Onnx 插入在Conv和ConvTranspose前自动插入Q/DQ算子

数字游民在放牛

已于 2025-01-10 16:57:17 修改

阅读量458

点赞数 5

文章标签： python 开发语言

于 2024-10-31 19:57:07 首次发布

本文链接：https://blog.csdn.net/niudaniuworking/article/details/143415753

版权

常见问题：

1. weight中的scale Tensor 提示是empty，原因缺少init

graph.initializer.append(x_scale)  # x_scale为node中的tensor

2. 插入node节点之后进行model check的时候提示node没有这个属性例如：

"onnx.onnx_cpp2py_export.checker.ValidationError: Unrecognized attribute: axis for operator QuantizeLinear"

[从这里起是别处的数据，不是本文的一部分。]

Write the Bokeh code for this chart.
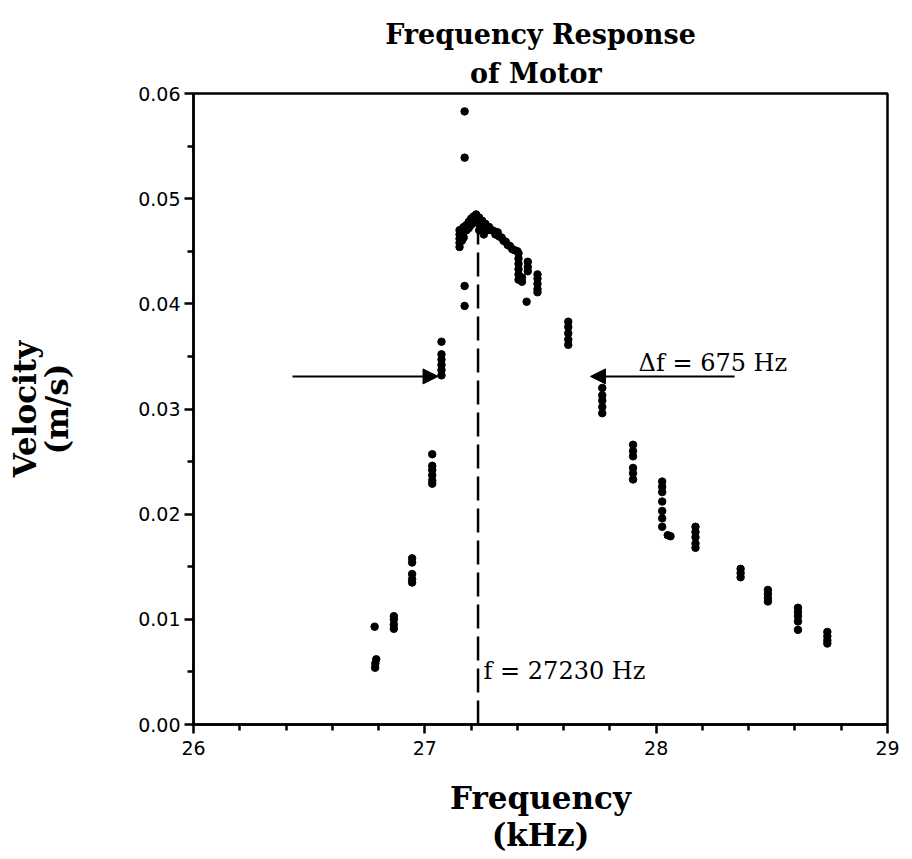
import math
from bokeh.plotting import figure
from bokeh.models import Range1d, FixedTicker, PrintfTickFormatter, Label, Arrow, NormalHead, ColumnDataSource, Title
from bokeh.embed import file_html
from bokeh.resources import INLINE

# ---- data (frequency in kHz, velocity in m/s) ----
freq_low = [26.783, 26.790, 26.786, 26.785,
            26.866, 26.866, 26.866, 26.866,
            26.945, 26.945, 26.945, 26.945, 26.945,
            27.032, 27.032, 27.032, 27.032, 27.032, 27.032,
            27.072, 27.072, 27.072, 27.072, 27.072, 27.072]
vel_low = [0.0093, 0.0062, 0.0058, 0.0054,
           0.0103, 0.0100, 0.0095, 0.0091,
           0.0158, 0.0154, 0.0143, 0.0138, 0.0135,
           0.0257, 0.0246, 0.0242, 0.0237, 0.0232, 0.0229,
           0.0364, 0.0352, 0.0347, 0.0342, 0.0337, 0.0332]

freq_peak = [27.172, 27.172, 27.172, 27.172,
             27.150, 27.150, 27.150, 27.150, 27.150,
             27.160, 27.160, 27.160, 27.168, 27.168, 27.168,
             27.180, 27.180, 27.190, 27.190, 27.200, 27.200,
             27.210, 27.210, 27.222, 27.222, 27.235, 27.235, 27.235,
             27.248, 27.248, 27.255, 27.262, 27.270, 27.278, 27.290,
             27.300, 27.305, 27.315, 27.322, 27.332, 27.340, 27.350,
             27.358, 27.368, 27.378, 27.388, 27.400]
vel_peak = [0.0583, 0.0539, 0.0417, 0.0398,
            0.0470, 0.0466, 0.0462, 0.0458, 0.0454,
            0.0471, 0.0465, 0.0460, 0.0473, 0.0468, 0.0463,
            0.0475, 0.0470, 0.0478, 0.0472, 0.0481, 0.0475,
            0.0483, 0.0477, 0.0485, 0.0479, 0.0482, 0.0476, 0.0470,
            0.0479, 0.0473, 0.0466, 0.0476, 0.0470, 0.0473, 0.0470,
            0.0469, 0.0466, 0.0468, 0.0464, 0.0463, 0.0460, 0.0459,
            0.0456, 0.0455, 0.0452, 0.0451, 0.0450]

freq_high = [27.405, 27.405, 27.405, 27.405, 27.405, 27.405, 27.420, 27.420,
             27.445, 27.445, 27.445, 27.440,
             27.487, 27.487, 27.487, 27.487, 27.487,
             27.620, 27.620, 27.620, 27.620, 27.620,
             27.767, 27.767, 27.767, 27.767, 27.767,
             27.900, 27.900, 27.900, 27.900, 27.900, 27.900,
             28.026, 28.026, 28.026, 28.026, 28.026, 28.026, 28.026,
             28.050, 28.062,
             28.170, 28.170, 28.170, 28.170, 28.170,
             28.365, 28.365, 28.365,
             28.483, 28.483, 28.483, 28.483,
             28.613, 28.613, 28.613, 28.613, 28.613,
             28.740, 28.740, 28.740, 28.740]
vel_high = [0.0448, 0.0443, 0.0438, 0.0433, 0.0428, 0.0423, 0.0425, 0.0421,
            0.0440, 0.0435, 0.0431, 0.0402,
            0.0428, 0.0424, 0.0419, 0.0414, 0.0411,
            0.0383, 0.0378, 0.0372, 0.0366, 0.0361,
            0.0320, 0.0313, 0.0308, 0.0302, 0.0296,
            0.0266, 0.0260, 0.0255, 0.0244, 0.0239, 0.0233,
            0.0231, 0.0226, 0.0221, 0.0212, 0.0203, 0.0196, 0.0188,
            0.0180, 0.0179,
            0.0188, 0.0183, 0.0178, 0.0172, 0.0168,
            0.0148, 0.0144, 0.0140,
            0.0128, 0.0124, 0.0120, 0.0117,
            0.0111, 0.0107, 0.0103, 0.0098, 0.0090,
            0.0088, 0.0084, 0.0080, 0.0077]

x_ticks = [26, 27, 28, 29]
x_minor = [26.2, 26.4, 26.6, 26.8, 27.2, 27.4, 27.6, 27.8, 28.2, 28.4, 28.6, 28.8]
y_ticks = [0.00, 0.01, 0.02, 0.03, 0.04, 0.05, 0.06]
y_minor = [0.005, 0.015, 0.025, 0.035, 0.045, 0.055]

resonance_khz = 27.23
resonance_vel = 0.0470
half_power_vel = 0.0331
arrow_left = (26.428, 27.057)
arrow_right = (28.339, 27.716)

freq = freq_low + freq_peak + freq_high
vel = vel_low + vel_peak + vel_high
src = ColumnDataSource(dict(f=freq, v=vel))

serif = "DejaVu Serif"

p = figure(width=900, height=856, x_range=Range1d(26, 29), y_range=Range1d(0, 0.06),
           output_backend="svg", toolbar_location=None,
           min_border_left=193, min_border_right=13, min_border_top=93, min_border_bottom=128,
           title="Frequency Response")
p.title.align = "center"
p.title.text_font = serif
p.title.text_font_size = "27px"
p.title.text_font_style = "bold"
p.title.text_color = "black"
p.title.standoff = 2
p.add_layout(Title(text="of  Motor", align="center", text_font=serif,
                   text_font_size="27px", text_font_style="bold", text_color="black",
                   standoff=10), "above")

p.grid.visible = False
p.outline_line_color = "black"
p.outline_line_width = 2.5
p.background_fill_color = "white"
p.border_fill_color = "white"

p.xaxis.ticker = FixedTicker(ticks=x_ticks, minor_ticks=x_minor)
p.yaxis.ticker = FixedTicker(ticks=y_ticks, minor_ticks=y_minor)
p.yaxis.formatter = PrintfTickFormatter(format="%.2f")
for ax in (p.xaxis[0], p.yaxis[0]):
    ax.axis_line_width = 2.5
    ax.axis_line_color = "black"
    ax.major_tick_line_width = 2.5
    ax.minor_tick_line_width = 2.5
    ax.major_tick_in = 0
    ax.major_tick_out = 9
    ax.minor_tick_in = 0
    ax.minor_tick_out = 6
    ax.major_label_text_font = "DejaVu Sans"
    ax.major_label_text_font_size = "19px"
    ax.major_label_text_color = "black"
    ax.axis_label_text_font = serif
    ax.axis_label_text_font_style = "bold"
    ax.axis_label_text_font_size = "31px"
    ax.axis_label_text_color = "black"
p.xaxis.major_label_standoff = 7
p.yaxis.major_label_standoff = 4

p.xaxis.axis_label = "Frequency\n(kHz)"
p.xaxis.axis_label_standoff = 22
p.xaxis.axis_label_text_line_height = 1.05
p.yaxis.axis_label = "Velocity\n(m/s)"
p.yaxis.axis_label_standoff = 60
p.yaxis.axis_label_text_line_height = 0.9

# dashed resonance line
p.segment(x0=[resonance_khz], y0=[0], x1=[resonance_khz], y1=[resonance_vel],
          line_color="black", line_width=2.5, line_dash="24 8")

p.scatter("f", "v", source=src, size=7.5, color="black")

# half-power arrows
for a in (arrow_left, arrow_right):
    p.add_layout(Arrow(x_start=a[0], y_start=half_power_vel, x_end=a[1], y_end=half_power_vel,
                       line_width=2, line_color="black",
                       end=NormalHead(size=15, fill_color="black", line_color="black")))

def lab(x, y, text, size):
    p.add_layout(Label(x=x, y=y, text=text, text_font=serif, text_font_size=size,
                       text_align="left", text_baseline="alphabetic", text_color="black"))

lab(27.924, 0.0344, "\u0394f = 675 Hz", "24px")
lab(27.254, 0.0051, "f = 27230 Hz", "24px")

open("out.html", "w").write(file_html(p, INLINE))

原因：当前onnx的optset版本太低或者太高了，应该先到onnx查看当前想插入的axis在optset哪个版本中存在，然后将onnx转换为你需要的版本后再插入对应的属性，转换方法：参考链接

import onnx
from onnx import version_converter, helper
 
# Preprocessing: load the model to be converted.
model_path = "path/to/the/model.onnx"
original_model = onnx.load(model_path)
 
print(f"The model before conversion:\n{original_model}")
 
# A full list of supported adapters can be found here:
# https://github.com/onnx/onnx/blob/main/onnx/version_converter.py#L21
# Apply the version conversion on the original model
converted_model = version_converter.convert_version(original_model, <int target_version>)
 
print(f"The model after conversion:\n{converted_model}")

3. 模型运行时提示

"oid onnxruntime::PrepareForQDQ(const TensorShape&, const Tensor&, const Tensor*, int64_t, int64_t, int64_t&, int64_t&, int64_t&) scale.Shape().NumDimensions() == 1 && scale.Shape()[0] == broadcast_dim was false. For per axis quantization, scale must be 1D tensor with size 256"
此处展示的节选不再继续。